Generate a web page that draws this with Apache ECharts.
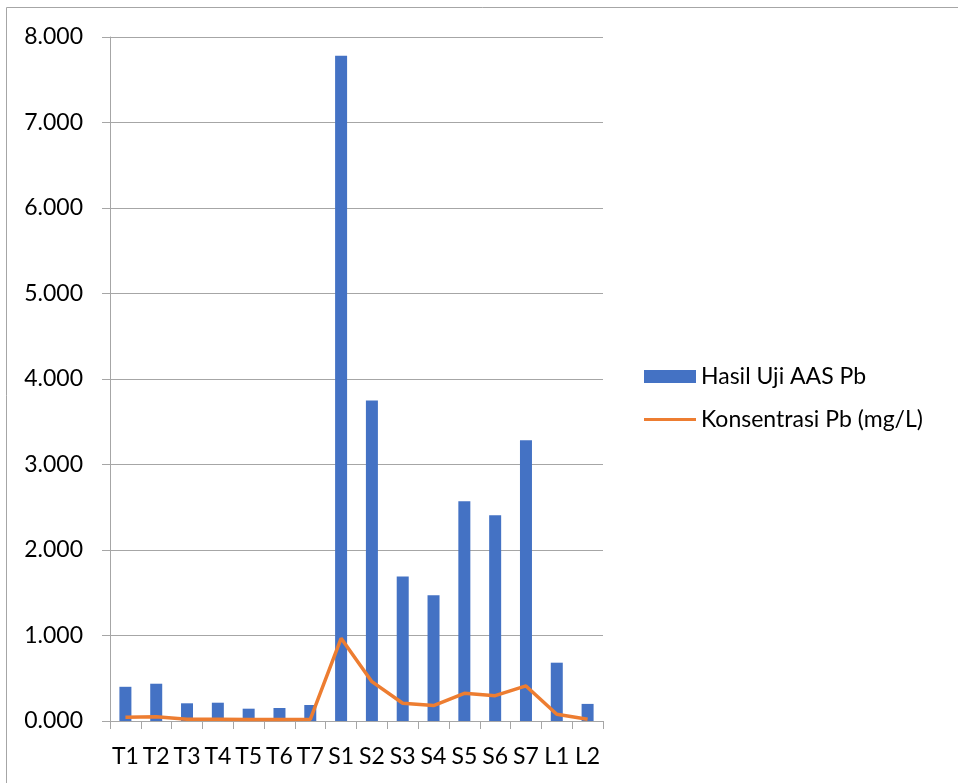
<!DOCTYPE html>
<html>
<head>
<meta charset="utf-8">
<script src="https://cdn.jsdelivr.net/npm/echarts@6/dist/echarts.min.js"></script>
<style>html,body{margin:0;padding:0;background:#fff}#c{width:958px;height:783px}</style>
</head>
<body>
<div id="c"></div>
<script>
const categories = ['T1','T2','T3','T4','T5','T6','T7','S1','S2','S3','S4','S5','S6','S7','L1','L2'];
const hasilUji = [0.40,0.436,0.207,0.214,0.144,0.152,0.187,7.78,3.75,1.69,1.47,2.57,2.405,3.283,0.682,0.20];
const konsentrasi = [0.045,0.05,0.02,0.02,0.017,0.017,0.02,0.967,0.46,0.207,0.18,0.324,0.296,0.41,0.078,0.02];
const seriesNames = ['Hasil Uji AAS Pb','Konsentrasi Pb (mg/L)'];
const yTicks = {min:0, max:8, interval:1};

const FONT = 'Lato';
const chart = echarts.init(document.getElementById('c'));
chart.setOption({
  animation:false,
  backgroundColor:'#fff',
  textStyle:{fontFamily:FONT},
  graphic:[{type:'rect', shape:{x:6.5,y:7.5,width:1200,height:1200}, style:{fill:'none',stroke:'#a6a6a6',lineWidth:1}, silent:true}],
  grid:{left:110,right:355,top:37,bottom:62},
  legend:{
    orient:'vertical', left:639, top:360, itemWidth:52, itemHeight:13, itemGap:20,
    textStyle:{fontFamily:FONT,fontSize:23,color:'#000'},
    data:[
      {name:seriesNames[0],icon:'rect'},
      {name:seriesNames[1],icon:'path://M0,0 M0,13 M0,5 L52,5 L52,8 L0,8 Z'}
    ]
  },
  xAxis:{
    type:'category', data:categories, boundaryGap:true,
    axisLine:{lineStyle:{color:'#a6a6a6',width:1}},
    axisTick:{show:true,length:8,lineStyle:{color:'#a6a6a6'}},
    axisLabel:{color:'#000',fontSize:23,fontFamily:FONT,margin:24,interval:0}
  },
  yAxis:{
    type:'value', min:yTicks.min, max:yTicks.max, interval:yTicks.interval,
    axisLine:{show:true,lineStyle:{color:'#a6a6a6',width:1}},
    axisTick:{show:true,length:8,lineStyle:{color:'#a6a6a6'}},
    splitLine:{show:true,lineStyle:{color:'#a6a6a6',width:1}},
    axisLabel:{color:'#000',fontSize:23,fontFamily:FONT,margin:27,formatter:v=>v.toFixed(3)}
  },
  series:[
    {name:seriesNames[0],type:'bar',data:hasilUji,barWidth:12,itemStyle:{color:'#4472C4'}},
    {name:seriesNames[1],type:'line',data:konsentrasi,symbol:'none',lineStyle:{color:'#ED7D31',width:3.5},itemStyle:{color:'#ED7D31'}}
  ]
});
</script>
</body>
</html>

Exercise: Ignore the images and quote every line of the listing exactly.

Output below:
Generate a web page that draws this with Apache ECharts.
<!DOCTYPE html>
<html>
<head>
<meta charset="utf-8">
<script src="https://cdn.jsdelivr.net/npm/echarts@6/dist/echarts.min.js"></script>
<style>html,body{margin:0;padding:0;background:#fff}#c{width:958px;height:783px}</style>
</head>
<body>
<div id="c"></div>
<script>
const categories = ['T1','T2','T3','T4','T5','T6','T7','S1','S2','S3','S4','S5','S6','S7','L1','L2'];
const hasilUji = [0.40,0.436,0.207,0.214,0.144,0.152,0.187,7.78,3.75,1.69,1.47,2.57,2.405,3.283,0.682,0.20];
const konsentrasi = [0.045,0.05,0.02,0.02,0.017,0.017,0.02,0.967,0.46,0.207,0.18,0.324,0.296,0.41,0.078,0.02];
const seriesNames = ['Hasil Uji AAS Pb','Konsentrasi Pb (mg/L)'];
const yTicks = {min:0, max:8, interval:1};

const FONT = 'Lato';
const chart = echarts.init(document.getElementById('c'));
chart.setOption({
  animation:false,
  backgroundColor:'#fff',
  textStyle:{fontFamily:FONT},
  graphic:[{type:'rect', shape:{x:6.5,y:7.5,width:1200,height:1200}, style:{fill:'none',stroke:'#a6a6a6',lineWidth:1}, silent:true}],
  grid:{left:110,right:355,top:37,bottom:62},
  legend:{
    orient:'vertical', left:639, top:360, itemWidth:52, itemHeight:13, itemGap:20,
    textStyle:{fontFamily:FONT,fontSize:23,color:'#000'},
    data:[
      {name:seriesNames[0],icon:'rect'},
      {name:seriesNames[1],icon:'path://M0,0 M0,13 M0,5 L52,5 L52,8 L0,8 Z'}
    ]
  },
  xAxis:{
    type:'category', data:categories, boundaryGap:true,
    axisLine:{lineStyle:{color:'#a6a6a6',width:1}},
    axisTick:{show:true,length:8,lineStyle:{color:'#a6a6a6'}},
    axisLabel:{color:'#000',fontSize:23,fontFamily:FONT,margin:24,interval:0}
  },
  yAxis:{
    type:'value', min:yTicks.min, max:yTicks.max, interval:yTicks.interval,
    axisLine:{show:true,lineStyle:{color:'#a6a6a6',width:1}},
    axisTick:{show:true,length:8,lineStyle:{color:'#a6a6a6'}},
    splitLine:{show:true,lineStyle:{color:'#a6a6a6',width:1}},
    axisLabel:{color:'#000',fontSize:23,fontFamily:FONT,margin:27,formatter:v=>v.toFixed(3)}
  },
  series:[
    {name:seriesNames[0],type:'bar',data:hasilUji,barWidth:12,itemStyle:{color:'#4472C4'}},
    {name:seriesNames[1],type:'line',data:konsentrasi,symbol:'none',lineStyle:{color:'#ED7D31',width:3.5},itemStyle:{color:'#ED7D31'}}
  ]
});
</script>
</body>
</html>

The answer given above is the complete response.